• **What is required**: Copy exactly the lines from the start of the material through the line with "const BLUE = '#4F81BD';". Pictures stay out of the copy.

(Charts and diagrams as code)

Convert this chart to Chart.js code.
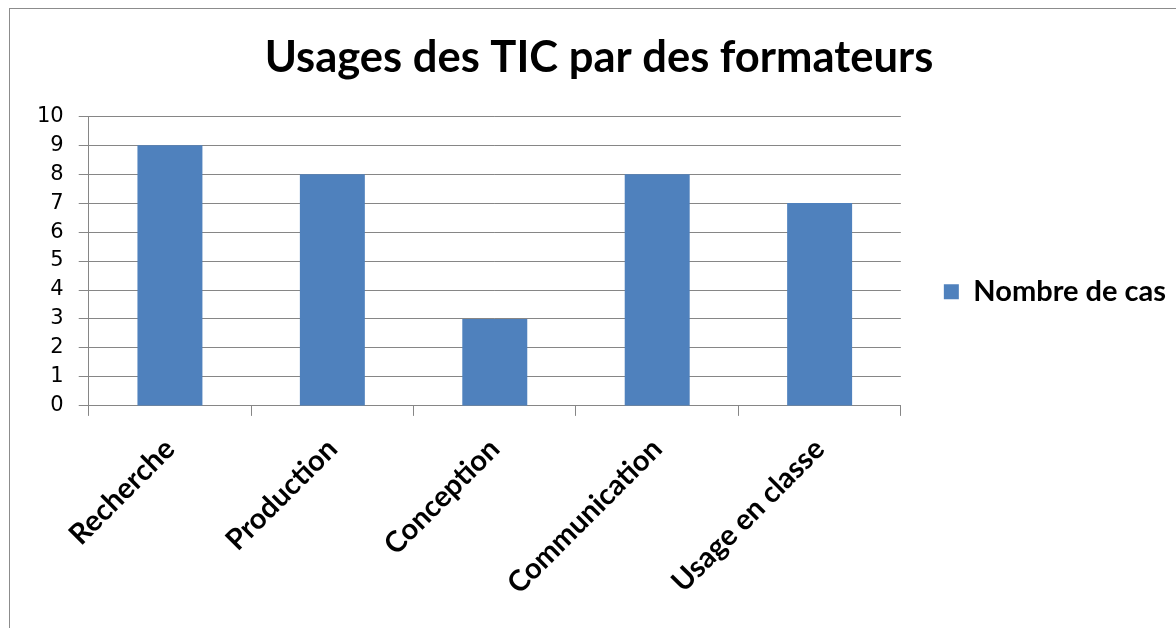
<!DOCTYPE html>
<html><head><meta charset="utf-8">
<script src="https://cdn.jsdelivr.net/npm/chart.js@4.4.0/dist/chart.umd.min.js"></script>
<style>
html,body{margin:0;padding:0;background:#fff;}
#wrap{position:relative;width:1176px;height:628px;overflow:hidden;background:#fff;}
#frame{position:absolute;left:9px;top:8px;width:2000px;height:2000px;border-left:1px solid #8c8c8c;border-top:1px solid #8c8c8c;pointer-events:none;}
canvas{position:absolute;left:0;top:0;}
</style></head><body>
<div id="wrap"><canvas id="c" width="1176" height="628"></canvas><div id="frame"></div></div>
<script>
const titleText = 'Usages des TIC par des formateurs';
const categories = ['Recherche', 'Production', 'Conception', 'Communication', 'Usage en classe'];
const seriesName = 'Nombre de cas';
const seriesValues = [9, 8, 3, 8, 7];
const yMin = 0;
const yMax = 10;
const yStep = 1;

const GRID = '#868686';
const BLUE = '#4F81BD';

new Chart(document.getElementById('c'), {
  type: 'bar',
  data: {
    labels: categories,
    datasets: [{
      label: seriesName,
      data: seriesValues,
      backgroundColor: BLUE,
      borderWidth: 0,
      barPercentage: 0.4,
      categoryPercentage: 1.0
    }]
  },
  options: {
    responsive: false,
    animation: false,
    layout: { padding: { left: 22, right: 0, top: 0, bottom: 11 } },
    plugins: {
      tooltip: { enabled: false },
      title: {
        display: true,
        text: titleText,
        color: '#000',
        font: { family: 'Lato', size: 43.5, weight: 'bold' },
        padding: { top: 32, bottom: 32 }
      },
      legend: {
        position: 'right',
        align: 'start',
        maxWidth: 400,
        title: { display: true, text: ' ', font: { size: 1 }, padding: 133 },
        labels: {
          color: '#000',
          boxWidth: 15,
          boxHeight: 15,
          padding: 10,
          font: { family: 'Lato', size: 29, weight: 'bold' }
        }
      }
    },
    scales: {
      x: {
        grid: { offset: true, drawOnChartArea: false, drawTicks: true, tickLength: 10, color: GRID, lineWidth: 1 },
        border: { color: GRID, width: 1 },
        ticks: {
          color: '#000',
          minRotation: 45,
          maxRotation: 45,
          padding: 16,
          font: { family: 'Lato', size: 29, weight: 'bold' }
        }
      },
      y: {
        min: yMin,
        max: yMax,
        grid: { color: GRID, lineWidth: 1, tickLength: 10 },
        border: { color: GRID, width: 1 },
        ticks: {
          stepSize: yStep,
          color: '#000',
          padding: 15,
          font: { family: 'DejaVu Sans', size: 21 }
        }
      },
      yRightGap: {
        type: 'linear',
        position: 'right',
        display: true,
        grid: { display: false, drawTicks: false },
        border: { display: false },
        ticks: { display: false },
        afterFit: (s) => { s.width = 33; }
      }
    }
  }
});
</script>
</body></html>
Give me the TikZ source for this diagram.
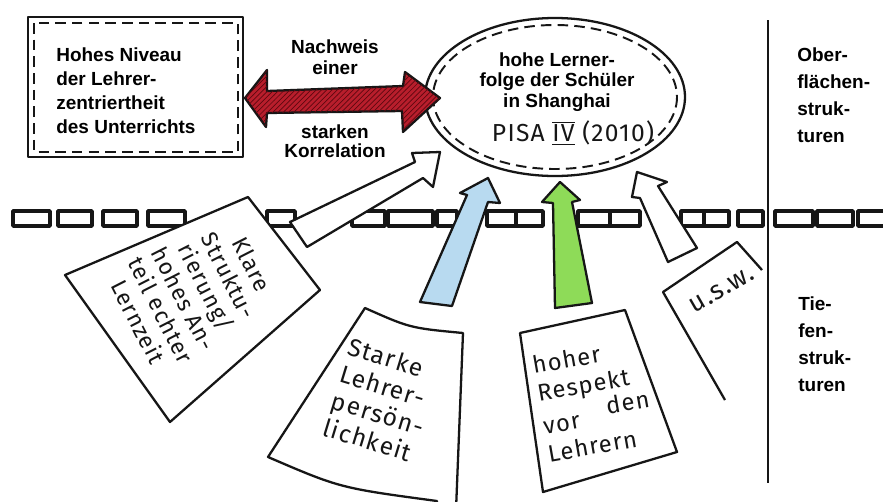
\documentclass[tikz,border=0pt]{standalone}
\usepackage{fontspec}
\setmainfont{Liberation Sans}
\newfontfamily\handfont[LetterSpace=5]{Fira Sans}
\usetikzlibrary{patterns}
\definecolor{Ink}{HTML}{161616}
\definecolor{ArrowRed}{HTML}{B81E2C}
\definecolor{HatchRed}{HTML}{5E0810}
\definecolor{ArrowBlue}{HTML}{B8DAF0}
\definecolor{ArrowGreen}{HTML}{8EDB58}
\newcommand{\RowBox}[2]{%
  \draw[Ink,line width=2pt,line join=round] (#1,211) rectangle (#2,226);%
}

\begin{document}
\begin{tikzpicture}[x=0.02cm,y=-0.02cm,
  sketch/.style={draw=Ink,line width=1.3pt,line join=round},
  dashline/.style={draw=Ink,line width=1.1pt,dash pattern=on 6pt off 3.5pt},
  boldtext/.style={font=\bfseries\fontsize{10.8}{13.6}\selectfont,align=center,inner sep=0pt},
  hand/.style={font=\handfont\fontsize{13}{15}\selectfont,align=center,inner sep=0pt,text=Ink}]
\useasboundingbox (0,0) rectangle (883,501);
\fill[white] (0,0) rectangle (883,501);
% Oberflaeche
\draw[sketch] (28,17) rectangle (243,157);
\draw[dashline] (34,23) rectangle (238,152);
\node[boldtext,align=left,anchor=west] (niveau) at (56,91) {Hohes Niveau\\der Lehrer-\\zentriertheit\\des Unterrichts};
\draw[sketch] (555,97) ellipse (130 and 79);
\draw[dashline] (555,97) ellipse (122 and 72);
\node[boldtext,font=\bfseries\fontsize{10.8}{11.8}\selectfont] (erfolg) at (557,82) {hohe Lerner-\\folge der Schüler\\in Shanghai};
\node[hand,font=\handfont\fontsize{14}{15}\selectfont] (pisa) at (573,133) {PISA $\overline{\underline{\mbox{IV}}}$ (2010)};
\draw[sketch,fill=ArrowRed,postaction={pattern=north east lines,pattern color=HatchRed}]
  (245,98) -- (267,70) -- (267,91) -- (403,86) -- (405,72) -- (440,98) -- (403,132)
  -- (402,111) -- (267,113) -- (266,127) -- cycle;
\node[boldtext,font=\bfseries\fontsize{10.8}{12}\selectfont] (nachweis) at (335,57) {Nachweis\\einer};
\node[boldtext,font=\bfseries\fontsize{10.8}{11}\selectfont] (korrelation) at (335,141) {starken\\Korrelation};
\draw[Ink,line width=1.1pt] (768,20) -- (768,483);
\node[boldtext,align=left,anchor=west,font=\bfseries\fontsize{10.8}{15.3}\selectfont] (ober) at (797,95) {Ober-\\flächen-\\struk-\\turen};
\node[boldtext,align=left,anchor=west,font=\bfseries\fontsize{10.8}{15.3}\selectfont] (tiefe) at (798,344) {Tie-\\fen-\\struk-\\turen};
% Grenze
\foreach \a/\b in {13/50,58/92,103/137,148/185,267/295,352/385,388/433,437/457,487/516,516/543,
  578/610,610/640,681/704,704/729,738/763,775/813,817/853,858/895} {
  \RowBox{\a}{\b}
}
% Tiefenstrukturen
\draw[sketch,fill=white] (65,275) -- (248,197) -- (320,290) -- (170,422) -- cycle;
\node[hand,font=\handfont\fontsize{13}{14.5}\selectfont,rotate=-63] (klare) at (195,293) {Klare\\Struktu-\\rierung/\\hohes An-\\teil echter\\Lernzeit};
\fill[white] (268,457) -- (365,308) .. controls (410,328) .. (463,333) -- (456,510) -- (437,510) -- cycle;
\draw[sketch] (437,510) -- (437,501) .. controls (340,488) .. (268,457) -- (365,308)
  .. controls (410,328) .. (463,333) -- (456,510);
\node[hand,font=\handfont\fontsize{14}{16}\selectfont,align=left,rotate=-17] (starke) at (382,400) {Starke\\Lehrer-\\persön-\\lichkeit};
\draw[sketch,fill=white] (520,333) -- (625,310) -- (677,452) -- (543,492) -- cycle;
\node[hand,font=\handfont\fontsize{13.5}{16}\selectfont,align=left,rotate=10] (respekt) at (594,400) {hoher\\Respekt\\vor\hspace{1.2em}\raisebox{0.7ex}{den}\\Lehrern};
\draw[sketch,fill=white] (762,270) -- (737,242) -- (663,292) -- (725,400);
\node[hand,font=\handfont\fontsize{15}{16}\selectfont,rotate=30] (usw) at (722,290) {u.s.w.};
% Pfeile
\draw[sketch,fill=white] (290,222) -- (415,162) -- (412,153) -- (440,152) -- (433,187)
  -- (423,178) -- (307,247) -- cycle;
\draw[sketch,fill=ArrowBlue] (420,302) -- (467,195) -- (460,193) -- (488,178) -- (500,203)
  -- (488,202) -- (452,306) -- cycle;
\draw[sketch,fill=ArrowGreen] (555,308) -- (553,203) -- (542,202) -- (560,182) -- (580,200)
  -- (572,202) -- (592,303) -- cycle;
\draw[sketch,fill=white] (668,262) -- (640,198) -- (632,197) -- (637,172) -- (667,182)
  -- (658,186) -- (697,248) -- cycle;
\end{tikzpicture}
\end{document}
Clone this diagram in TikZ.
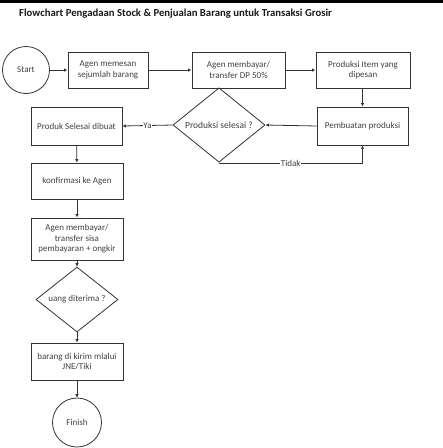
\documentclass[tikz,border=0pt]{standalone}
\usepackage{fontspec}
\setmainfont{Carlito}
\usetikzlibrary{shapes.geometric,arrows.meta}
\definecolor{ln}{HTML}{333333}
\definecolor{tx}{HTML}{404040}
\tikzset{
  proc/.style={draw=ln, line width=0.9pt, rectangle, inner sep=0pt, align=center, text=tx, font=\fontsize{9}{10.5}\selectfont},
  term/.style={draw=ln, line width=0.8pt, circle, inner sep=0pt, text=tx, font=\fontsize{9}{10}\selectfont},
  dec/.style={draw=ln, line width=0.8pt, diamond, inner sep=0pt, text=tx, font=\fontsize{9}{10}\selectfont},
  conn/.style={draw=ln, line width=0.8pt, -{Latex[length=3.5pt,width=3.5pt]}},
  lbl/.style={fill=white, inner sep=0.5pt, text=tx, font=\fontsize{9}{10}\selectfont}
}
\begin{document}
\begin{tikzpicture}[x=1pt,y=-1pt]
\useasboundingbox (0,0) rectangle (443,448);
\fill[black] (0,0) rectangle (443,3);
\node[anchor=west, font=\fontsize{10.7}{12}\bfseries, text=black!90, inner sep=0pt] (title) at (19,14) {Flowchart Pengadaan Stock \& Penjualan Barang untuk Transaksi Grosir};

\node[term, minimum size=47pt] (start) at (26,70) {Start};
\node[proc, minimum width=80pt, minimum height=36pt] (b1) at (108,70) {Agen memesan\\sejumlah barang};
\node[proc, minimum width=93pt, minimum height=36pt] (b2) at (238.5,70) {Agen membayar/\\transfer DP 50\%};
\node[proc, minimum width=94pt, minimum height=36pt] (b3) at (363,70) {Produksi Item yang\\dipesan};

\node[proc, minimum width=91pt, minimum height=38pt] (pb) at (362.5,126) {Pembuatan produksi};
\node[dec, minimum width=92pt, minimum height=47pt, font=\fontsize{9.5}{10}\selectfont] (d1) at (219,125) {Produksi selesai ?};
\node[proc, minimum width=91pt, minimum height=38pt] (ps) at (76.5,126) {Produk Selesai dibuat};

\node[proc, minimum width=92pt, minimum height=36pt] (kf) at (77,181) {konfirmasi ke Agen};
\node[proc, minimum width=92pt, minimum height=42pt] (am) at (77,239) {Agen membayar/\\transfer sisa\\pembayaran + ongkir};
\node[dec, minimum width=82pt, minimum height=45pt] (d2) at (77,299.5) {uang diterima ?};
\node[proc, minimum width=92pt, minimum height=37pt] (bk) at (77,361.5) {barang di kirim mlalui\\JNE/Tiki};
\node[term, minimum size=49pt] (fin) at (77,422.5) {Finish};

\coordinate (t1) at (d1.south |- 0,163);
\coordinate (t2) at (pb.south |- 0,163);

\draw[conn] (start) -- (b1);
\draw[conn] (b1) -- (b2);
\draw[conn] (b2) -- (b3);
\draw[conn] (b3.south -| pb.north) -- (pb.north);
\draw[conn] (pb.west) -- (d1.east);
\draw[conn] (d1.west) -- node[lbl] {Ya} (ps.east);
\draw[conn] (d1.south) -- (t1) -- node[lbl] {Tidak} (t2) -- (pb.south);
\draw[conn] (ps) -- (kf);
\draw[conn] (kf) -- (am);
\draw[conn] (am) -- (d2);
\draw[conn] (d2) -- (bk);
\draw[conn] (bk) -- (fin);
\end{tikzpicture}
\end{document}
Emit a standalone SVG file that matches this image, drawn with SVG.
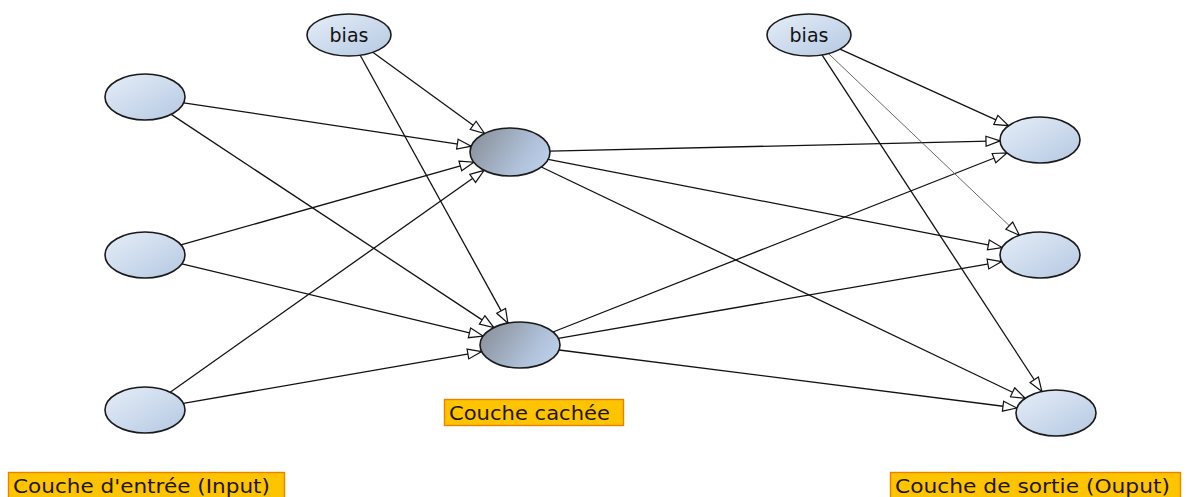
<svg xmlns="http://www.w3.org/2000/svg" width="1187" height="497" viewBox="0 0 1187 497">
  <style>
    .node { stroke: #1a1a1a; stroke-width: 1.6; }
    .in { fill: url(#gBlue); }
    .hid { fill: url(#gGrey); }
    .edge { stroke: #111; stroke-width: 1.3; fill: none; marker-end: url(#arrow); }
    .thin { stroke: #555; stroke-width: 0.9; }
    .lbl { fill: #ffc400; stroke: #ee8000; stroke-width: 1.4; }
    .lt { font-family: "DejaVu Sans", "Liberation Sans", sans-serif; font-size: 19.5px; fill: #1e1600; }
    .bt { font-family: "DejaVu Sans", "Liberation Sans", sans-serif; font-size: 19px; fill: #111; text-anchor: middle; }
  </style>
  <defs>
    <linearGradient id="gBlue" x1="0" y1="0" x2="1" y2="1">
      <stop offset="0" stop-color="#e6eef8"/>
      <stop offset="1" stop-color="#b4c8e2"/>
    </linearGradient>
    <linearGradient id="gGrey" x1="0" y1="0.3" x2="1" y2="0.7">
      <stop offset="0" stop-color="#8b929c"/>
      <stop offset="0.7" stop-color="#b0c2da"/>
      <stop offset="1" stop-color="#bcd0ea"/>
    </linearGradient>
    <marker id="arrow" markerUnits="userSpaceOnUse" markerWidth="16" markerHeight="12" refX="15" refY="6" orient="auto">
      <path d="M1,1 L15,6 L1,11 Z" fill="#fff" stroke="#111" stroke-width="1.2"/>
    </marker>
  </defs>

  <rect width="1187" height="497" fill="#fff"/>

  <g id="connectors">
    <line class="edge" x1="183.7" y1="102.8" x2="471.2" y2="146.2"/>
    <line class="edge" x1="171.2" y1="114.4" x2="493.8" y2="327.6"/>
    <line class="edge" x1="180.9" y1="244.9" x2="473.8" y2="162.2"/>
    <line class="edge" x1="181.9" y1="263.9" x2="483.1" y2="336.1"/>
    <line class="edge" x1="170.2" y1="392.2" x2="484.1" y2="170.3"/>
    <line class="edge" x1="183.3" y1="403.4" x2="481.7" y2="351.6"/>
    <line class="edge" x1="372.8" y1="52.3" x2="484.5" y2="133.5"/>
    <line class="edge" x1="360.2" y1="55.2" x2="507.9" y2="323.1"/>
    <line class="edge" x1="550" y1="151.1" x2="1000" y2="140.9"/>
    <line class="edge" x1="548.1" y1="159.4" x2="1002.1" y2="247.6"/>
    <line class="edge" x1="541.3" y1="167" x2="1025.2" y2="398.3"/>
    <line class="edge" x1="553" y1="332" x2="1007" y2="153"/>
    <line class="edge" x1="558.3" y1="338.4" x2="1001.7" y2="261.6"/>
    <line class="edge" x1="559.1" y1="350" x2="1016.9" y2="408"/>
    <line class="edge" x1="840" y1="49.1" x2="1008.6" y2="125.7"/>
    <line class="edge thin" x1="828.5" y1="53.6" x2="1019.4" y2="235.3"/>
    <line class="edge" x1="822" y1="54.9" x2="1041.9" y2="391.5"/>
  </g>

  <g id="in1"><ellipse class="node in" cx="145" cy="97" rx="40" ry="23"/></g>
  <g id="in2"><ellipse class="node in" cx="145" cy="255" rx="40" ry="23"/></g>
  <g id="in3"><ellipse class="node in" cx="145" cy="410" rx="40" ry="23"/></g>

  <g id="bias1"><ellipse class="node in" cx="349" cy="35" rx="42" ry="21"/><text class="bt" x="349" y="41.5">bias</text></g>
  <g id="bias2"><ellipse class="node in" cx="809" cy="35" rx="42" ry="21"/><text class="bt" x="809" y="41.5">bias</text></g>

  <g id="hid1"><ellipse class="node hid" cx="510" cy="152" rx="40" ry="24"/></g>
  <g id="hid2"><ellipse class="node hid" cx="520" cy="345" rx="40" ry="23"/></g>

  <g id="out1"><ellipse class="node in" cx="1040" cy="140" rx="40" ry="23"/></g>
  <g id="out2"><ellipse class="node in" cx="1040" cy="255" rx="40" ry="23"/></g>
  <g id="out3"><ellipse class="node in" cx="1056" cy="413" rx="40" ry="23"/></g>

  <g id="label-hidden">
    <rect class="lbl" x="444.5" y="399.5" width="179" height="26"/>
    <text class="lt" x="449" y="419.5" textLength="161" lengthAdjust="spacingAndGlyphs">Couche cachée</text>
  </g>
  <g id="label-input">
    <rect class="lbl" x="8.5" y="472.5" width="276" height="26"/>
    <text class="lt" x="13" y="492.5" textLength="257" lengthAdjust="spacingAndGlyphs">Couche d'entrée (Input)</text>
  </g>
  <g id="label-output">
    <rect class="lbl" x="890.5" y="472.5" width="290" height="26"/>
    <text class="lt" x="895" y="492.5" textLength="275" lengthAdjust="spacingAndGlyphs">Couche de sortie (Ouput)</text>
  </g>
</svg>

• **Output for this exercise**:
Convert this chart to Chart.js code.
<!DOCTYPE html>
<html><head><meta charset="utf-8">
<script src="https://cdn.jsdelivr.net/npm/chart.js@4.4.0/dist/chart.umd.min.js"></script>
<style>
html,body{margin:0;padding:0;background:#fff;}
#wrap{position:relative;width:1176px;height:628px;overflow:hidden;background:#fff;}
#frame{position:absolute;left:9px;top:8px;width:2000px;height:2000px;border-left:1px solid #8c8c8c;border-top:1px solid #8c8c8c;pointer-events:none;}
canvas{position:absolute;left:0;top:0;}
</style></head><body>
<div id="wrap"><canvas id="c" width="1176" height="628"></canvas><div id="frame"></div></div>
<script>
const titleText = 'Usages des TIC par des formateurs';
const categories = ['Recherche', 'Production', 'Conception', 'Communication', 'Usage en classe'];
const seriesName = 'Nombre de cas';
const seriesValues = [9, 8, 3, 8, 7];
const yMin = 0;
const yMax = 10;
const yStep = 1;

const GRID = '#868686';
const BLUE = '#4F81BD';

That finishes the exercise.